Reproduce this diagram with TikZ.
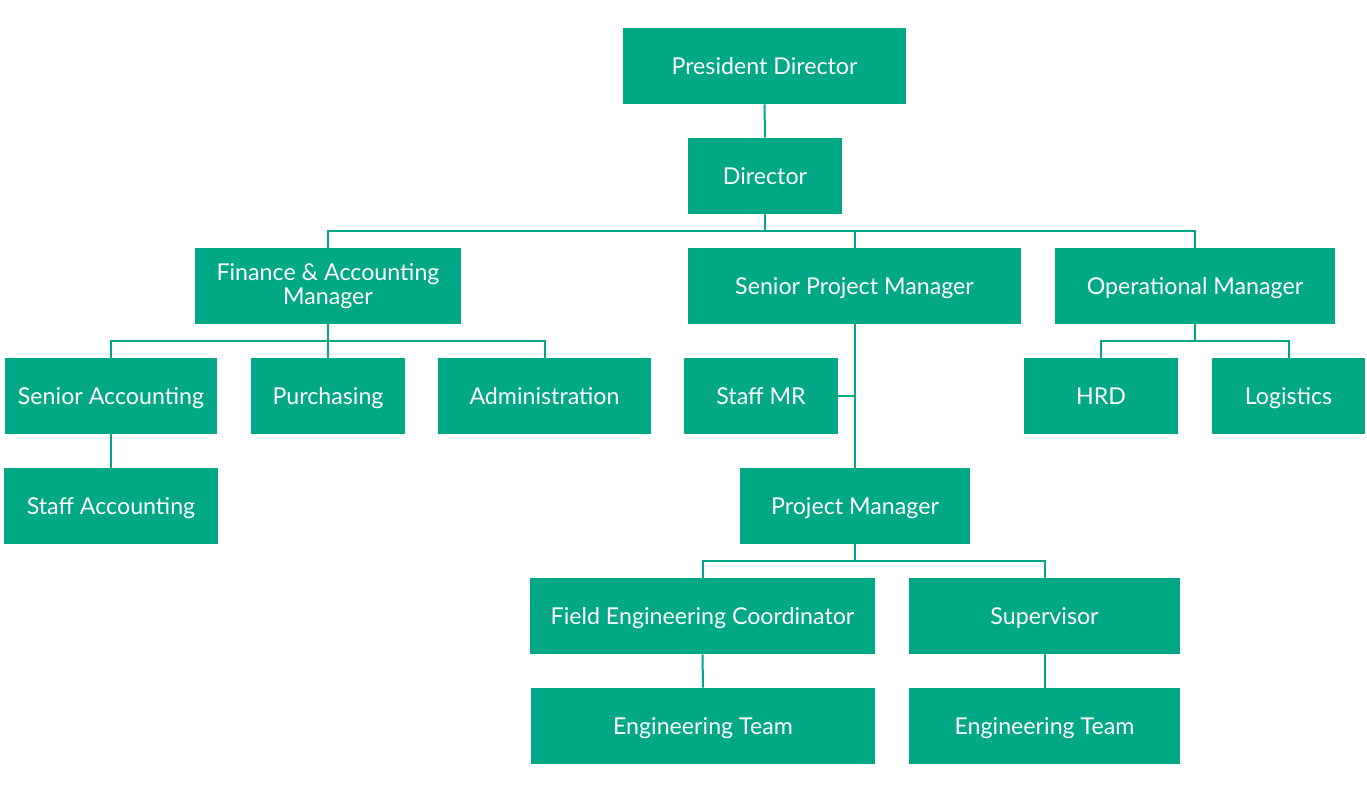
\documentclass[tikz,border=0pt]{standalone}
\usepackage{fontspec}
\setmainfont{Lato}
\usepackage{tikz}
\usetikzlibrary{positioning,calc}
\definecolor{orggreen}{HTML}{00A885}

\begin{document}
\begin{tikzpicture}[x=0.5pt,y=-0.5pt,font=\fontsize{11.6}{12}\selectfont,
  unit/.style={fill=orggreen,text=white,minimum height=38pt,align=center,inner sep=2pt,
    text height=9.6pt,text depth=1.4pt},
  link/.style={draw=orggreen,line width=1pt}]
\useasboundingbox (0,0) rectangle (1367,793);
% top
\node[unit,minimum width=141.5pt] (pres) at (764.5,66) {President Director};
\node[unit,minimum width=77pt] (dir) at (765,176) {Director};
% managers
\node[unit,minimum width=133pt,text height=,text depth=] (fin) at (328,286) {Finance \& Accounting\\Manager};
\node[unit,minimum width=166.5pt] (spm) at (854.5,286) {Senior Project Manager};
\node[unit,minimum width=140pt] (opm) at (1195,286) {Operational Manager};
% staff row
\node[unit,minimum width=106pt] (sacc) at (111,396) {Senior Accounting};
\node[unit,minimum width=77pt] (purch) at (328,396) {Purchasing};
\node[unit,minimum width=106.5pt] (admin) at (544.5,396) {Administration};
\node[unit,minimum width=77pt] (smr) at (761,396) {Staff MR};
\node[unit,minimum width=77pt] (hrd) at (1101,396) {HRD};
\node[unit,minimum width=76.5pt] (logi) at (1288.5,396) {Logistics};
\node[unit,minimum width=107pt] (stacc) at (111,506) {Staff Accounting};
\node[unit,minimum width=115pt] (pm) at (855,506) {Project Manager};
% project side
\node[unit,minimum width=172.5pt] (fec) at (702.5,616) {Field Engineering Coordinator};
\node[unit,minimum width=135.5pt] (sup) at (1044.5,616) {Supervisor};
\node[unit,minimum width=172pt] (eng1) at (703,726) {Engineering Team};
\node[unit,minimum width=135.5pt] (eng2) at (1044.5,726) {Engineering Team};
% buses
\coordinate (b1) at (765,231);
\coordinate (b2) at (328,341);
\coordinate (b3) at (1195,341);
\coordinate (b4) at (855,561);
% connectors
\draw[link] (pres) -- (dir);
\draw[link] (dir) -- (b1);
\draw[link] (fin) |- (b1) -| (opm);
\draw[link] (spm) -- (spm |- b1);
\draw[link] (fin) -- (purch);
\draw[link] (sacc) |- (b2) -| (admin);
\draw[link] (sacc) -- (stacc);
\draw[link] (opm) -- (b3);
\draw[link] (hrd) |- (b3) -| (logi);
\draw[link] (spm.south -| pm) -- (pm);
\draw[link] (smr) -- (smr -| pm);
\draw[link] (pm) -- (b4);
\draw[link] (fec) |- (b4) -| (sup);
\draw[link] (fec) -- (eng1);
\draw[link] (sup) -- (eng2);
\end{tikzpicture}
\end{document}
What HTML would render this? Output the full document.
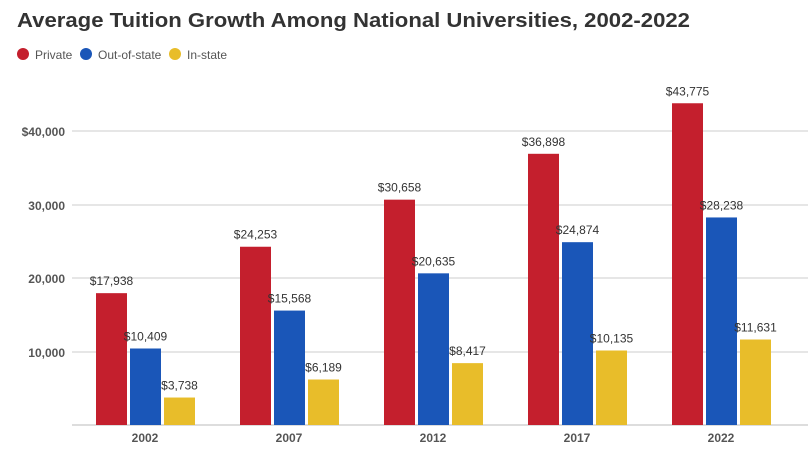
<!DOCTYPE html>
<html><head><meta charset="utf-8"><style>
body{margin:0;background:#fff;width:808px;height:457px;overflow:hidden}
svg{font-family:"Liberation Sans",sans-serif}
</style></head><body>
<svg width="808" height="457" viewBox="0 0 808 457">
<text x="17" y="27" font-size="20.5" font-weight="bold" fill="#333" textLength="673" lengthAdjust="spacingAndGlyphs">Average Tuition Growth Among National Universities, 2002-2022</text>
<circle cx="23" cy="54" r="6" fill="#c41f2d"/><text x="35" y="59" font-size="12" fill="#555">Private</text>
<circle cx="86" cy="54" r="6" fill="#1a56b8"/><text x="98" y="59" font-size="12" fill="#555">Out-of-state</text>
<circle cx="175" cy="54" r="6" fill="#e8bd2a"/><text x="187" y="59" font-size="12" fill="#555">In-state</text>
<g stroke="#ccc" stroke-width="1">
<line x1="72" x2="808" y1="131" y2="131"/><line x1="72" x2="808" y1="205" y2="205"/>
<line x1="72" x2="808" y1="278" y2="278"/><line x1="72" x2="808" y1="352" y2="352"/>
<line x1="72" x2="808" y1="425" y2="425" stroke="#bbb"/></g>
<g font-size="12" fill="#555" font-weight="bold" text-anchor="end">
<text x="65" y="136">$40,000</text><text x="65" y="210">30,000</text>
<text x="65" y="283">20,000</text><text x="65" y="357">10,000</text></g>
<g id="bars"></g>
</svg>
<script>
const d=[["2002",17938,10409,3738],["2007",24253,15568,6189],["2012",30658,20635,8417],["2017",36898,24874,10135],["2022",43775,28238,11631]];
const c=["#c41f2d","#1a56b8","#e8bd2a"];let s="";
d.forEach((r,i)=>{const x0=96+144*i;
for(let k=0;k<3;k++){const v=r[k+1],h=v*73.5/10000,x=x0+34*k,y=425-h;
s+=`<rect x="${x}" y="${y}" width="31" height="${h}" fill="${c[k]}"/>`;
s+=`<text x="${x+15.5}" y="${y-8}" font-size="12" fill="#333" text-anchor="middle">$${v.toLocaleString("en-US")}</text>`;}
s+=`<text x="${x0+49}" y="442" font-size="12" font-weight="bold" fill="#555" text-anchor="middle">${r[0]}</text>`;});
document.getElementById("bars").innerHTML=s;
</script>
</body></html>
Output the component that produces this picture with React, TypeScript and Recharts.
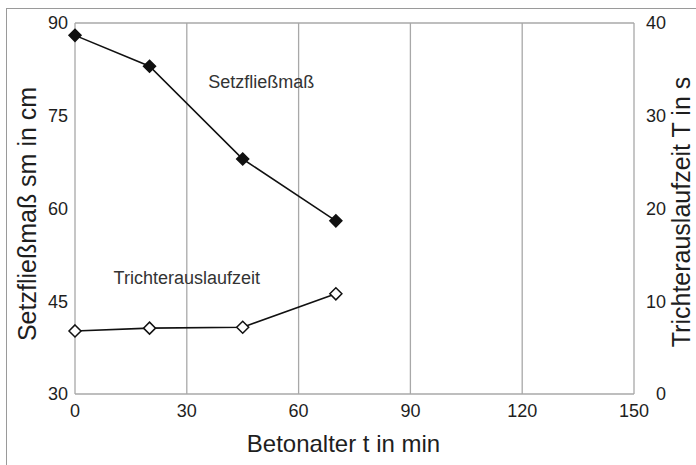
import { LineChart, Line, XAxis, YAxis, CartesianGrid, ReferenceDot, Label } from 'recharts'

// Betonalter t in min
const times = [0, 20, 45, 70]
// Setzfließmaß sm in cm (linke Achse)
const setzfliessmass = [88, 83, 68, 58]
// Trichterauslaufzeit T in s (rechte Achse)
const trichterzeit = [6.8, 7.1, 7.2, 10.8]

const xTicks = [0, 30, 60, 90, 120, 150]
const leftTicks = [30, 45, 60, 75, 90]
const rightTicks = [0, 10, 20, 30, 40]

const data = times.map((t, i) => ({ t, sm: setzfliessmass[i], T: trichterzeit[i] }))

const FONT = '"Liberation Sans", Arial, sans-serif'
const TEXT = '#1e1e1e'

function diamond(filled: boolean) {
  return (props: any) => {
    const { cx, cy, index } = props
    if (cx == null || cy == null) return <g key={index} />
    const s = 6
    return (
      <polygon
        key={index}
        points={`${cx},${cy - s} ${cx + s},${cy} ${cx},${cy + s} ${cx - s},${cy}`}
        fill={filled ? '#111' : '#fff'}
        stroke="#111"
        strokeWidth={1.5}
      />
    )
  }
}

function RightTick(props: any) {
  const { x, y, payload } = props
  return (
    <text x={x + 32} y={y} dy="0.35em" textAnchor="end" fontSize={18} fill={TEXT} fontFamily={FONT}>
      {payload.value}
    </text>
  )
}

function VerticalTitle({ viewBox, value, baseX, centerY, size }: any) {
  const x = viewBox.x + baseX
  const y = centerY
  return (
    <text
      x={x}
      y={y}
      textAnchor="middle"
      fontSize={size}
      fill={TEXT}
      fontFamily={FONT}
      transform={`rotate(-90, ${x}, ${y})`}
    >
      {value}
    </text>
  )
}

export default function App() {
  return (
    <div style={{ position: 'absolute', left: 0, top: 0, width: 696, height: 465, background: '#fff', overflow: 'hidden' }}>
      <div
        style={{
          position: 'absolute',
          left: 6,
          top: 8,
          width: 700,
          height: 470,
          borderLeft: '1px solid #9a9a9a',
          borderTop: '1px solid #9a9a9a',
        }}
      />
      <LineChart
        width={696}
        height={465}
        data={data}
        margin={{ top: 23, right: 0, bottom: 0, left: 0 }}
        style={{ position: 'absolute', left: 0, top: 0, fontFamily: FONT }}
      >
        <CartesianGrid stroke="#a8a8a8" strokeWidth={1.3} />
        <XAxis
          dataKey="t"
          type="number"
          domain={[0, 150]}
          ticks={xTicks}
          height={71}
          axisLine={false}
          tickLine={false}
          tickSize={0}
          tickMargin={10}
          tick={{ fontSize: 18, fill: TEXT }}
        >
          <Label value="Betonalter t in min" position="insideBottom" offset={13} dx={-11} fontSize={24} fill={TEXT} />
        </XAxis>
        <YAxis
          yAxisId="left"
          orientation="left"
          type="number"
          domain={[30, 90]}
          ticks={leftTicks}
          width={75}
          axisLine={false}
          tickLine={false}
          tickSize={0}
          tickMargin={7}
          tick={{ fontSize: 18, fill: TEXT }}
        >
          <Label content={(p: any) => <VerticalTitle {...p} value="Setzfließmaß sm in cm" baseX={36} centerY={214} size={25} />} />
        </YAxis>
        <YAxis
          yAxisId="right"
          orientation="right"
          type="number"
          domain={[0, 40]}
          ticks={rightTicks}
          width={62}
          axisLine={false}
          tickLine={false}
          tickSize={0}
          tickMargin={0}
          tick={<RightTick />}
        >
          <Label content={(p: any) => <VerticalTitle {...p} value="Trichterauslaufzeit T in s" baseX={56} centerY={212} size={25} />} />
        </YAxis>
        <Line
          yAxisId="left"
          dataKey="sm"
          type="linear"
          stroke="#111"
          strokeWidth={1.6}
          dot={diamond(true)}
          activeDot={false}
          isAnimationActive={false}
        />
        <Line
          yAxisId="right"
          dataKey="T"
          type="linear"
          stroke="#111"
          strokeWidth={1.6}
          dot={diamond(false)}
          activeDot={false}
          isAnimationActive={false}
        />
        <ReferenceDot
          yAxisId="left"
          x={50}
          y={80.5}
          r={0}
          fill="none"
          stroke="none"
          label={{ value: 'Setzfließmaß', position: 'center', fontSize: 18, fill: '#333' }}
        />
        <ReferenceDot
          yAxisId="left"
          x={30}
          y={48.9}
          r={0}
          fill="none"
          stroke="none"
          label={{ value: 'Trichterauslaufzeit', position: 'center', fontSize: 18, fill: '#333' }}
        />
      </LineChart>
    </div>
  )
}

========

* [WORK TO BE COMPLETED] Leaving out the pictures, extract the stretch from the line holding "Output the component" through the line holding "const TEXT = '#1e1e1e'", word for word.

* [CORRECT RESPONSE]
Output the component that produces this picture with React, TypeScript and Recharts.
import { LineChart, Line, XAxis, YAxis, CartesianGrid, ReferenceDot, Label } from 'recharts'

// Betonalter t in min
const times = [0, 20, 45, 70]
// Setzfließmaß sm in cm (linke Achse)
const setzfliessmass = [88, 83, 68, 58]
// Trichterauslaufzeit T in s (rechte Achse)
const trichterzeit = [6.8, 7.1, 7.2, 10.8]

const xTicks = [0, 30, 60, 90, 120, 150]
const leftTicks = [30, 45, 60, 75, 90]
const rightTicks = [0, 10, 20, 30, 40]

const data = times.map((t, i) => ({ t, sm: setzfliessmass[i], T: trichterzeit[i] }))

const FONT = '"Liberation Sans", Arial, sans-serif'
const TEXT = '#1e1e1e'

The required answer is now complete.